Okay. So, I'm not going to quote anymore directly here from her writing, but she does encourage teaching children to read with words by sight rather than phonics on pages 206 and 215 of volume one. It becomes clear now that what we have learned since her time from the science of the brain and learning to read has changed, so that we have to follow the science of reading, what we know as structured literacy. Ten to fifteen percent of children will not learn to read by memorizing the words by sight or learn to spell. And other tools and technology are available today that were unheard of back then. So a Mason teacher should include her principles along with current science evidence best practices and integration of developmentally age-appropriate skills.

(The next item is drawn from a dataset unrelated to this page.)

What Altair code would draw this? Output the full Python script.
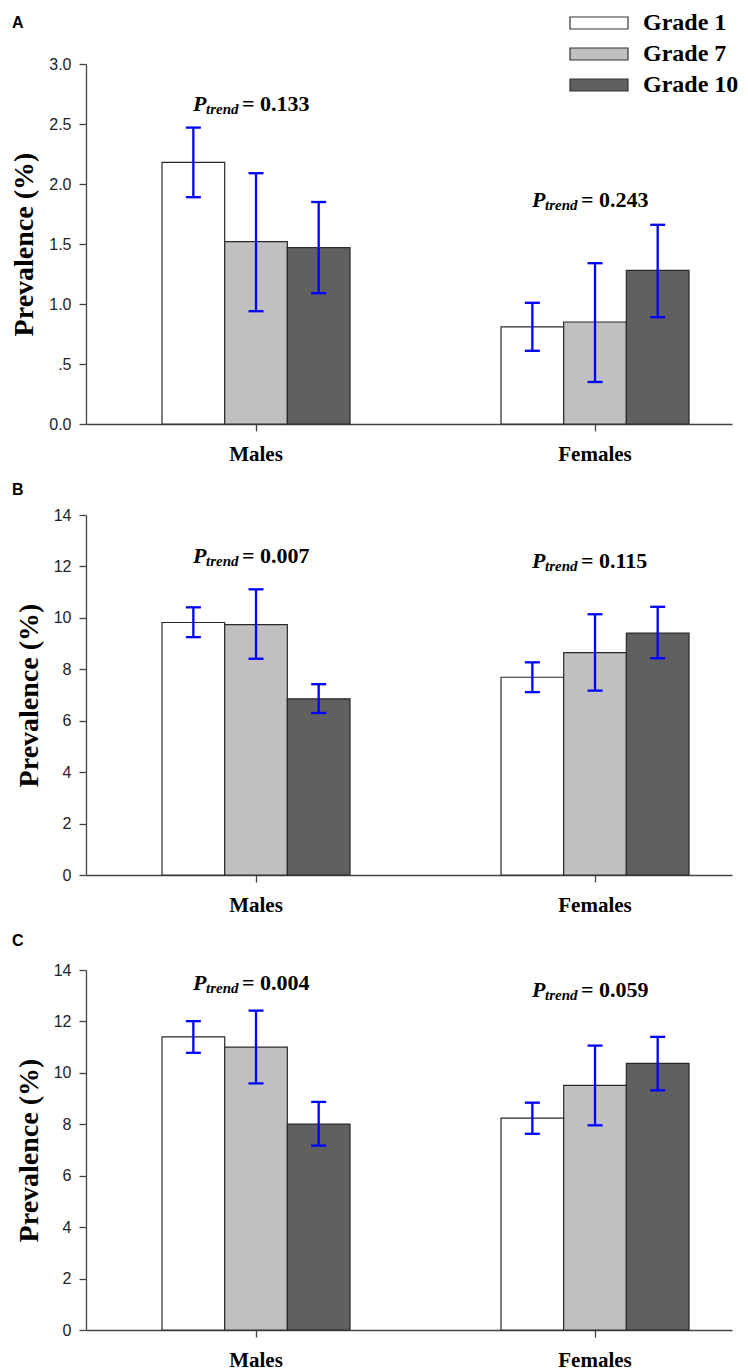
import altair as alt
import pandas as pd

SEXES = ["Males", "Females"]
GRADES = ["Grade 1", "Grade 7", "Grade 10"]
FILLS = ["#ffffff", "#c0c0c0", "#606060"]

# Panel A
A_VALUES = [2.18, 1.52, 1.47, 0.81, 0.85, 1.28]
A_LOWER = [1.89, 0.94, 1.09, 0.61, 0.35, 0.89]
A_UPPER = [2.47, 2.09, 1.85, 1.01, 1.34, 1.66]
A_PTREND = ["0.133", "0.243"]
A_PTREND_Y = [2.61, 1.81]
A_TICKS = [0, 0.5, 1.0, 1.5, 2.0, 2.5, 3.0]

# Panel B
B_VALUES = [9.82, 9.74, 6.85, 7.69, 8.65, 9.41]
B_LOWER = [9.25, 8.41, 6.30, 7.11, 7.17, 8.43]
B_UPPER = [10.41, 11.11, 7.42, 8.27, 10.14, 10.43]
B_PTREND = ["0.007", "0.115"]
B_PTREND_Y = [12.13, 11.94]
B_TICKS = [0, 2, 4, 6, 8, 10, 12, 14]

# Panel C
C_VALUES = [11.40, 11.00, 8.01, 8.24, 9.51, 10.37]
C_LOWER = [10.78, 9.59, 7.17, 7.63, 7.96, 9.32]
C_UPPER = [12.01, 12.42, 8.87, 8.84, 11.06, 11.40]
C_PTREND = ["0.004", "0.059"]
C_PTREND_Y = [13.22, 12.94]
C_TICKS = [0, 2, 4, 6, 8, 10, 12, 14]

SERIF = "Liberation Serif"
SANS = "Liberation Sans"
AXIS_COLOR = "#444444"


def panel(letter, letter_y, values, lower, upper, ptexts, ptext_y, ymax, ticks,
          label_expr, show_legend):
    df = pd.DataFrame({
        "sex": [s for s in SEXES for _ in GRADES],
        "grade": GRADES * 2,
        "value": values,
        "lower": lower,
        "upper": upper,
    })
    ann = pd.DataFrame({
        "sex": SEXES,
        "psym": ["P", "P"],
        "sub": ["trend", "trend"],
        "rest": ["= " + p for p in ptexts],
        "y": ptext_y,
    })

    xscale = alt.Scale(domain=SEXES, paddingInner=0.3, paddingOuter=0.1028, align=0.737)
    xo_scale = alt.Scale(domain=GRADES, range=[24.65, 212.65], paddingInner=0, paddingOuter=0)
    yscale = alt.Scale(domain=[0, ymax], nice=False, zero=True)

    x_enc = alt.X("sex:N", sort=SEXES, scale=xscale, title=None,
                  axis=alt.Axis(labelAngle=0, labelFont=SERIF, labelFontWeight="bold",
                                labelFontSize=21, labelColor="#000000", labelPadding=12,
                                tickSize=7, tickColor=AXIS_COLOR, domainColor=AXIS_COLOR,
                                domainWidth=1.3, tickWidth=1.3))
    xo_enc = alt.XOffset("grade:N", sort=GRADES, scale=xo_scale)
    y_axis = alt.Axis(values=ticks, labelExpr=label_expr, labelFont=SANS, labelFontSize=16,
                      labelColor="#222222", labelPadding=8, tickSize=7, tickColor=AXIS_COLOR,
                      domainColor=AXIS_COLOR, domainWidth=1.3, tickWidth=1.3, grid=False,
                      titleFont=SERIF, titleFontSize=28, titleFontWeight="bold",
                      titleColor="#000000", titlePadding=10)
    y_enc = alt.Y("value:Q", scale=yscale, axis=y_axis, title="Prevalence (%)")

    if show_legend:
        legend = alt.Legend(orient="none", legendX=501, legendY=-53, direction="vertical",
                            title=None, padding=0,
                            symbolType="M-4.833,-1H4.833V1H-4.833Z", symbolSize=144,
                            symbolStrokeColor="#333333", symbolStrokeWidth=1.2,
                            symbolOpacity=1,
                            labelFont=SERIF, labelFontWeight="bold", labelFontSize=24,
                            labelColor="#000000", labelOffset=32, rowPadding=7)
    else:
        legend = None

    fill_enc = alt.Fill("grade:N", sort=GRADES, scale=alt.Scale(domain=GRADES, range=FILLS),
                        legend=legend)

    bars = alt.Chart(df).mark_bar(stroke="#2a2a2a", strokeWidth=1.2, opacity=1).encode(
        x=x_enc, xOffset=xo_enc, y=y_enc, fill=fill_enc
    )
    err = alt.Chart(df).mark_rule(color="#0000ff", strokeWidth=2.3).encode(
        x=alt.X("sex:N", sort=SEXES, scale=xscale), xOffset=xo_enc,
        y=alt.Y("lower:Q", scale=yscale), y2="upper:Q"
    )
    cap_hi = alt.Chart(df).mark_tick(color="#0000ff", thickness=2.3, size=15, opacity=1).encode(
        x=alt.X("sex:N", sort=SEXES, scale=xscale), xOffset=xo_enc,
        y=alt.Y("upper:Q", scale=yscale)
    )
    cap_lo = alt.Chart(df).mark_tick(color="#0000ff", thickness=2.3, size=15, opacity=1).encode(
        x=alt.X("sex:N", sort=SEXES, scale=xscale), xOffset=xo_enc,
        y=alt.Y("lower:Q", scale=yscale)
    )
    tbase = alt.Chart(ann).encode(
        x=alt.X("sex:N", sort=SEXES, scale=xscale), y=alt.Y("y:Q", scale=yscale)
    )
    t_p = tbase.mark_text(font=SERIF, fontSize=22, fontWeight="bold", fontStyle="italic",
                          align="left", baseline="alphabetic", dx=-63, color="#000000"
                          ).encode(text="psym:N")
    t_sub = tbase.mark_text(font=SERIF, fontSize=15, fontWeight="bold", fontStyle="italic",
                            align="left", baseline="alphabetic", dx=-50, dy=3, color="#000000"
                            ).encode(text="sub:N")
    t_rest = tbase.mark_text(font=SERIF, fontSize=22, fontWeight="bold",
                             align="left", baseline="alphabetic", dx=-14, color="#000000"
                             ).encode(text="rest:N")
    t_letter = alt.Chart(pd.DataFrame({"letter": [letter]})).mark_text(
        font=SANS, fontSize=16, fontWeight="bold", align="left", baseline="middle",
        color="#000000"
    ).encode(x=alt.value(-74), y=alt.value(letter_y), text="letter:N")

    return alt.layer(bars, err, cap_hi, cap_lo, t_p, t_sub, t_rest, t_letter).properties(
        width=646, height=360
    )


A = panel("A", -41, A_VALUES, A_LOWER, A_UPPER, A_PTREND, A_PTREND_Y, 3.0, A_TICKS,
          "datum.value == 0 ? '0.0' : (datum.value < 1 ? '.5' : format(datum.value, '.1f'))",
          True)
B = panel("B", -25, B_VALUES, B_LOWER, B_UPPER, B_PTREND, B_PTREND_Y, 14, B_TICKS,
          "format(datum.value, 'd')", False)
C = panel("C", -29, C_VALUES, C_LOWER, C_UPPER, C_PTREND, C_PTREND_Y, 14, C_TICKS,
          "format(datum.value, 'd')", False)

chart = alt.vconcat(A, B, C, spacing=18).resolve_scale(
    x="independent", y="independent", fill="independent"
).resolve_legend(fill="independent").properties(
    padding={"top": 3, "left": 2, "right": 0, "bottom": 0}, background="#ffffff"
).configure_view(stroke=None)

chart.save("out.html", embed_options={"renderer": "svg", "actions": False})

And there are a couple quotes later on in volume one where she makes clear how important it is to bring a child to the point where they can read and they're in the world of reading. And I know that she would be following the science of reading and doing whatever she could that we know that she didn't. She overlapped a little bit with like Samuel Orton. He was older and some of the people that started to identify dyslexia, but not to the point where she would have been aware of it at that time.
"[Mason] makes clear how important it is to bring a child to the point where they can read and they're in the world of reading."